Which lines contain the word "matplotlib"? Return each of them as written.
----
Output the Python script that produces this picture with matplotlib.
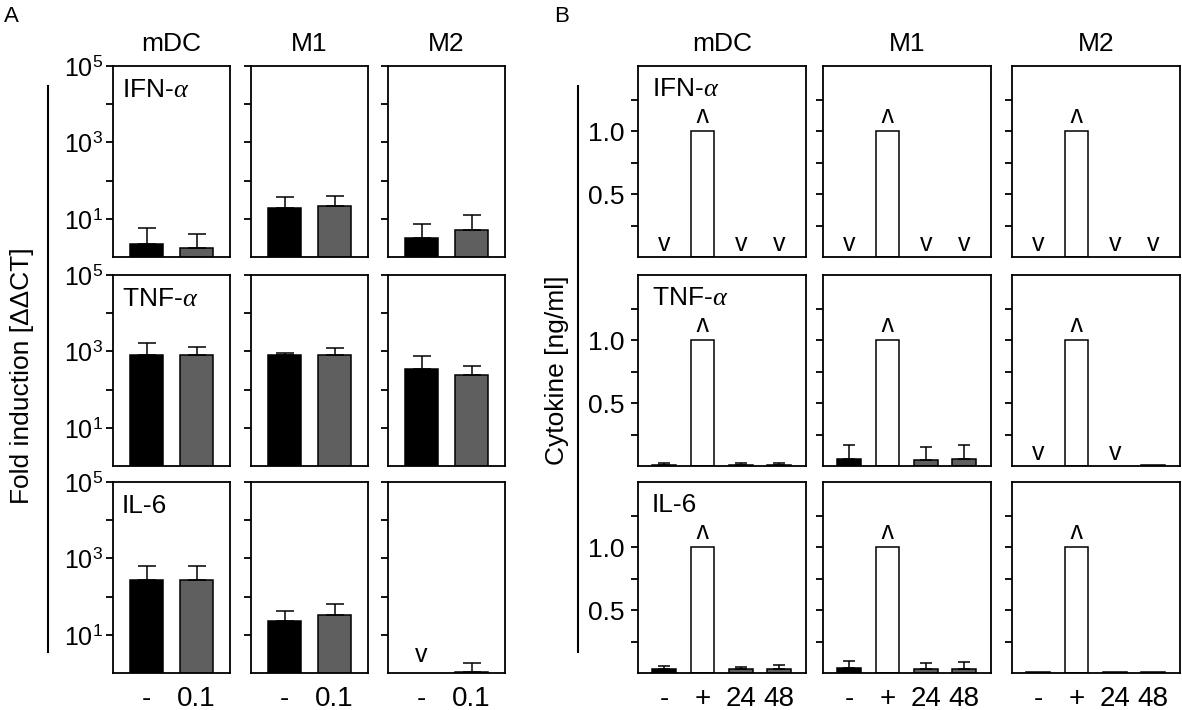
import numpy as np
import matplotlib
matplotlib.use("Agg")
import matplotlib.pyplot as plt
from matplotlib.lines import Line2D
from matplotlib.ticker import FixedLocator, FixedFormatter, NullLocator

plt.rcParams['font.family'] = ['Liberation Sans', 'DejaVu Sans']
plt.rcParams['mathtext.fontset'] = 'custom'
plt.rcParams['mathtext.rm'] = 'Liberation Sans'
plt.rcParams['mathtext.it'] = 'Liberation Serif:italic'

cells = ["mDC", "M1", "M2"]
genes = ["IFN-$\\alpha$", "TNF-$\\alpha$", "IL-6"]

# panel A: fold induction, "-" vs "0.1" (None = below detection)
a_labels = ["-", "0.1"]
fold_ctrl_ifn = [2.2, 19.5, 3.2]
fold_ctrl_ifn_hi = [5.8, 38, 7.4]
fold_trt_ifn = [1.7, 21, 5.1]
fold_trt_ifn_hi = [4.0, 40, 12.6]
fold_ctrl_tnf = [820, 800, 350]
fold_ctrl_tnf_hi = [1660, 930, 740]
fold_trt_tnf = [790, 820, 240]
fold_trt_tnf_hi = [1310, 1250, 420]
fold_ctrl_il6 = [280, 23, None]
fold_ctrl_il6_hi = [630, 42, None]
fold_trt_il6 = [280, 33, 1.08]
fold_trt_il6_hi = [630, 63, 1.8]

# panel B: cytokine ng/ml, "-", "+", "24", "48" (None = below, "+" is above range)
b_labels = ["-", "+", "24", "48"]
cyt_ifn = [[None, 1.0, None, None], [None, 1.0, None, None], [None, 1.0, None, None]]
cyt_ifn_hi = [[None, None, None, None], [None, None, None, None], [None, None, None, None]]
cyt_tnf = [[0.004, 1.0, 0.004, 0.008], [0.056, 1.0, 0.048, 0.056], [None, 1.0, None, 0.004]]
cyt_tnf_hi = [[0.024, None, 0.025, 0.02], [0.167, None, 0.148, 0.164], [None, None, None, None]]
cyt_il6 = [[0.03, 1.0, 0.03, 0.033], [0.036, 1.0, 0.033, 0.033], [0.01, 1.0, 0.005, 0.005]]
cyt_il6_hi = [[0.054, None, 0.05, 0.06], [0.093, None, 0.08, 0.085], [None, None, None, None]]

W, H = 1182, 710
fig = plt.figure(figsize=(W / 100, H / 100), dpi=100)


def px_axes(x, y, w, h):
    return fig.add_axes([x / W, 1 - (y + h) / H, w / W, h / H])


col_a = [113, 251, 388]
col_b = [638, 823, 1012]
rows = [66, 275, 482]
wa, wb, rh = 117, 168, 191
lw = 1.3

fold_ctrl = [fold_ctrl_ifn, fold_ctrl_tnf, fold_ctrl_il6]
fold_ctrl_hi = [fold_ctrl_ifn_hi, fold_ctrl_tnf_hi, fold_ctrl_il6_hi]
fold_trt = [fold_trt_ifn, fold_trt_tnf, fold_trt_il6]
fold_trt_hi = [fold_trt_ifn_hi, fold_trt_tnf_hi, fold_trt_il6_hi]

# ---- panel A
for r in range(3):
    for c in range(3):
        ax = px_axes(col_a[c], rows[r], wa, rh)
        ax.set_yscale('log')
        vals = [fold_ctrl[r][c], fold_trt[r][c]]
        his = [fold_ctrl_hi[r][c], fold_trt_hi[r][c]]
        colors = ['black', '#5f5f5f']
        for i in range(2):
            if vals[i] is None:
                ax.text(i, 2.9, "v", ha='center', va='center', fontsize=18)
                continue
            ax.bar(i, vals[i], 0.66, color=colors[i], edgecolor='black', lw=1.1)
            ax.errorbar(i, vals[i], yerr=[[0], [his[i] - vals[i]]], fmt='none',
                        ecolor='black', elinewidth=1.1, capsize=6.5, capthick=1.1)
        ax.set_xlim(-0.67, 1.67)
        ax.set_ylim(1, 1e5)
        ax.yaxis.set_major_locator(FixedLocator([10, 100, 1e3, 1e4, 1e5]))
        ax.yaxis.set_minor_locator(NullLocator())
        if c == 0:
            ax.yaxis.set_major_formatter(FixedFormatter(
                ["$10^{1}$", "", "$10^{3}$", "", "$10^{5}$"]))
        else:
            ax.set_yticklabels([])
        ax.tick_params(axis='y', direction='out', length=5, width=lw, labelsize=18, pad=2)
        ax.set_xticks([0, 1])
        if r == 2:
            ax.set_xticklabels(a_labels, fontsize=20)
        else:
            ax.set_xticklabels([])
        ax.tick_params(axis='x', length=0, pad=9)
        for s in ax.spines.values():
            s.set_linewidth(lw)
        if c == 0:
            ax.text(0.077, 0.875, genes[r], transform=ax.transAxes, fontsize=19, va='center')
        if r == 0:
            ax.set_title(cells[c], fontsize=19, pad=11)

cyt = [cyt_ifn, cyt_tnf, cyt_il6]
cyt_hi = [cyt_ifn_hi, cyt_tnf_hi, cyt_il6_hi]

# ---- panel B
for r in range(3):
    for c in range(3):
        ax = px_axes(col_b[c], rows[r], wb, rh)
        colors = ['black', 'white', '#5f5f5f', '#5f5f5f']
        for i in range(4):
            v = cyt[r][c][i]
            if v is None:
                ax.text(i, 0.105, "v", ha='center', va='center', fontsize=18)
                continue
            ax.bar(i, v, 0.62, color=colors[i], edgecolor='black', lw=1.1)
            hi = cyt_hi[r][c][i]
            if hi is not None:
                ax.errorbar(i, v, yerr=[[0], [hi - v]], fmt='none', ecolor='black',
                            elinewidth=1.1, capsize=4.3, capthick=1.1)
            if b_labels[i] == "+":
                ax.text(i, v + 0.135, "v", ha='center', va='center', fontsize=18, rotation=180)
        ax.set_xlim(-0.68, 3.7)
        ax.set_ylim(0, 1.52)
        ax.set_yticks([0.25, 0.5, 0.75, 1.0, 1.25])
        if c == 0:
            ax.set_yticklabels(["", "0.5", "", "1.0", ""])
        else:
            ax.set_yticklabels([])
        ax.tick_params(axis='y', direction='out', length=5, width=lw, labelsize=19, pad=5)
        ax.set_xticks(range(4))
        if r == 2:
            ax.set_xticklabels(b_labels, fontsize=20)
        else:
            ax.set_xticklabels([])
        ax.tick_params(axis='x', length=0, pad=9)
        for s in ax.spines.values():
            s.set_linewidth(lw)
        if c == 0:
            ax.text(0.083, 0.88, genes[r], transform=ax.transAxes, fontsize=19, va='center')
        if r == 0:
            ax.set_title(cells[c], fontsize=19, pad=11)

# side brackets and axis titles
for xl in [48, 578]:
    fig.add_artist(Line2D([xl / W, xl / W], [1 - 86 / H, 1 - 652 / H],
                          transform=fig.transFigure, color='black', lw=1.5))
fig.text(22 / W, 1 - 376 / H, "Fold induction [ΔΔCT]", rotation=90,
         ha='center', va='center', fontsize=19)
fig.text(557 / W, 1 - 370 / H, "Cytokine [ng/ml]", rotation=90,
         ha='center', va='center', fontsize=19)
fig.text(11 / W, 1 - 17 / H, "A", ha='center', va='center', fontsize=16)
fig.text(562 / W, 1 - 17 / H, "B", ha='center', va='center', fontsize=16)

fig.savefig("out.png", dpi=100)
----
**FINAL RESULT**
Output the Python script that produces this picture with matplotlib.
import matplotlib
matplotlib.use("Agg")
import matplotlib.pyplot as plt
from matplotlib.lines import Line2D
from matplotlib.ticker import FixedLocator, FixedFormatter, NullLocator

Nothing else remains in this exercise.